Q7.本書に収録された「はだしの親父」では大道芸人となった息子と父、「タトウの伝言」では画家を目指した息子と母の話など、夢や自己実現にむかって走る(走った)主人公が描かれていますが、作家である黒田さんと重なる部分は?


A.先ほども述べたとおり、高校3年のときからずっと作家になることを夢見てきました。読書好きだった父は積極的に僕を応援してくれて、たとえば大学生時代、テレビ局を舞台にした話を作りたいと話したときには、わざわざ知り合いのテレビ局員に取材の依頼をしてくれたことがありました。依頼を受けた側は、とんだ親バカだと思ったでしょうね。そのときに書いたのが『硝子細工のマトリョーシカ』の原型です。僕が会社勤めを始めてまもなく亡くなってしまったので、父に僕の本を読ませられなかったことは残念で仕方ありません。4年半勤めた会社を辞めて、家に戻ってきたとき、「30歳までに作家になるから」という僕の言葉を信じて(くれたかどうかはわかりませんが)、文句を言わず居候させてくれた母にも感謝の念は尽きません。


Q8. 黒田さん自身に起きた、謎多き「家族パズル」的エピソードを教えてください。


A.子供の頃、大切に飼っていたハムスターが亡くなってひどく落ち込んでいたとき、突然庭にハムスターが現れるという事件がありました。

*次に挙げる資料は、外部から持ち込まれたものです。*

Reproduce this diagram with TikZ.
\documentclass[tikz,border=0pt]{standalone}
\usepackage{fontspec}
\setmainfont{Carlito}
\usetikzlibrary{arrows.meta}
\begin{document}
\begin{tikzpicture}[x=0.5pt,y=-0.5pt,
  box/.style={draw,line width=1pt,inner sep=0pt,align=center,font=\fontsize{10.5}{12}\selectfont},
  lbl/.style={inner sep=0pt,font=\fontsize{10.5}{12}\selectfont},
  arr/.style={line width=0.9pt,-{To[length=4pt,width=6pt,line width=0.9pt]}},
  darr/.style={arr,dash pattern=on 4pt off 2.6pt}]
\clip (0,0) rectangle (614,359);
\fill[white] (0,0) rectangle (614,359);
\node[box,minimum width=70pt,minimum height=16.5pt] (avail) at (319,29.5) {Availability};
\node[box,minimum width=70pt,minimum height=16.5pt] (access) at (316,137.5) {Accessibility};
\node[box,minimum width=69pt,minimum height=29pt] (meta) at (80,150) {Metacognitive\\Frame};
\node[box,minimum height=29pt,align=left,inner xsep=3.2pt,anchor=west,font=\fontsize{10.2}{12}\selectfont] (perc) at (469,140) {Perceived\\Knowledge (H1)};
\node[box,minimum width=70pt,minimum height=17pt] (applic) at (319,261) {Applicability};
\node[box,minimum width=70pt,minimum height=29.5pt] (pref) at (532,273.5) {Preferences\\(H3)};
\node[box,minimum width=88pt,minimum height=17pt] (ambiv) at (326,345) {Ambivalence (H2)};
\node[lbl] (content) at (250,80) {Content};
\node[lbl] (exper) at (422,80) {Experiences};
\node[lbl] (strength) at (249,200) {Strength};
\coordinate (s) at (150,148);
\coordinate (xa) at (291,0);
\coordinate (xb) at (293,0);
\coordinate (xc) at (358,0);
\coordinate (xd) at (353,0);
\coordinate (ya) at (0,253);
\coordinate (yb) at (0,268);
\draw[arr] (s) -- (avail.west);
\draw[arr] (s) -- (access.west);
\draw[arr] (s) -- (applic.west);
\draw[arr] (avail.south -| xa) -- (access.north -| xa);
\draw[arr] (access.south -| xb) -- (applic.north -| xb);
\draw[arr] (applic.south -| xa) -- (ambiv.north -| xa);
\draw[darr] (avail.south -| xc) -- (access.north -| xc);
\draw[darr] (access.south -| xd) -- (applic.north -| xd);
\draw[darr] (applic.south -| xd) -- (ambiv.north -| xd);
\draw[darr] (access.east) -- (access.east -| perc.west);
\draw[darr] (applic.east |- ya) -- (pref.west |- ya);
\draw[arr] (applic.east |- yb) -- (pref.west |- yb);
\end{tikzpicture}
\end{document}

そのハムスターを捕まえて再び飼い始めたのですが、なぜタイミングよく僕の前にハムスターが現れたのかはいまだ謎のままです。冬眠して動かなくなったハムスターを死んだものだと勘違いして庭に埋め、それが蘇生したのではないかと父は推理しましたが、真実はさて。


Q9. これから挑戦したい作品は?


A. デビュー当時のイメージから、黒田研二といえば「トリック」「どんでん返し」「人間が薄っぺらい(笑)」と思っているかたもまだまだたくさんいるかもしれません。その部分をもっと突き詰めた作品も書いてみたいですし、今回の『家族パズル』みたいに、「え? こんなものも書けるの?」と読者が度肝を抜くような新しいものもたくさん書いてみたいです。最近はスマホで楽しむチャット小説アプリ「TELLER」にも参加しています。ふだん本を読まない人が気軽に楽しめる――小説に限らない、いろいろなジャンルに挑戦していきたいです。


※インタビューは単行本刊行時(2019年)のものです
黒田研二(くろだ・けんじ)

1969年三重県生まれ。信州大学経済学部卒業。2000年『ウェディング・ドレス』で第16回メフィスト賞を受賞しデビュー。近年では漫画版「逆転裁判」「逆転検事」シリーズの脚本、「青鬼」シリーズのノベライズ、スマホアプリ『DMM TELLER』でチャットホラー小説、演劇の脚本などを手掛ける。